Переживание предательства апостола как своего собственного помогает студенту очиститься душою — и по-иному сознать жизнь: "А когда он переправлялся на пароме через реку и потом, поднимаясь на гору, глядел на свою родную деревню и на запад, где узкою полосой светилась холодная багровая заря, то думал о том, что правда и красота, направлявшие человеческую жизнь там, в саду и во дворе первосвященника, продолжались непрерывно до сего дня и, по-видимому, всегда составляли главное в человеческой жизни и вообще на земле; и чувство молодости, здоровья, силы, — ему было только 22 года, — и невыразимо сладкое ожидание счастья, неведомого, таинственного счастья овладевали им мало-помалу, и жизнь казалась ему восхитительной, чудесной и полной высокого смысла".
Подозревать того, кто смог написать эти строки, в пессимизме и безверии — значит не обладать способностью понимания художественной литературы, внутренней жизни человека вообще.
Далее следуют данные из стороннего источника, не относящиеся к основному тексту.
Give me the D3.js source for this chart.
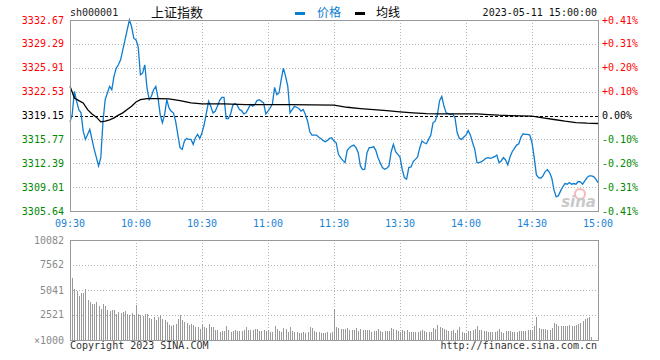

Рассказ «Студент» отчасти соприкасается с темой, нашедшей место в творчестве Чехова, — с темой изображения жизни духовного сословия.
О духовенстве у писателя доводится встретить высказывания разного свойства. Он не проходит мимо дурного в среде духовенства, но всё же чеховские претензии к духовенству имеют совсем иной характер, нежели тот, что мы встречаем у Толстого или Лескова. Толстой пытается обличить «иерархию» в служении неправде, обману; Лесков сосредоточивает внимание на нравственных недостатках служителей алтаря. Чехов же упрекает духовенство за недостаточное служение народу, который оно призвано окормлять. Следует признать особое качество такой критики.
Зато с каким уважением пишет Чехов об о. Василии Бандакове, таганрогском протоиерее, отзываясь некрологом на его смерть. Чехов ценит о. Василия прежде всего как проповедника, близкого практическим заботам и нуждам народным.
И с каким затаённым благоговением рассказал писатель о скромном сахалинском священнике, подлинном подвижнике о. Симеоне Казанском ("Остров Сахалин"):
"В истории сахалинской церкви до сих пор самое видное место занимает о. Симеон Казанский, или, как его называло население, поп Семён, бывший в семидесятых годах священником анивской или корсаковской церкви. Он работал ещё в те "доисторические времена", когда в Южном Сахалине не было дорог и русское население, особенно военное, было разбросано небольшими группами по всему югу. Почти всё время поп Семён проводил в пустыне, передвигаясь от одной группы к другой на собаках и оленях, а летом по морю на парусной лодке или пешком, через тайгу; он замерзал, заносило его снегом, захватывали по дороге болезни, донимали комары и медведи, опрокидывались на быстрых реках лодки и приходилось купаться в холодной воде; но всё это переносил он с необыкновенною лёгкостью, пустыню называл любезной и не жаловался, что ему тяжело живётся. В личных сношениях с чиновниками и офицерами он держал себя как отличный товарищ, никогда не отказывался от компании и среди весёлой беседы умел кстати вставить какой-нибудь церковный текст. О каторжных он судил так: "Для Создателя мира мы все равны", и это — в официальной бумаге. В его время сахалинские церкви были бедно обставлены. Как-то, освящая иконостас в анивской церкви, он так выразился по поводу этой бедности: "У нас нет ни одного колокола, нет богослужебных книг, но для нас важно то, что есть Господь на месте сем".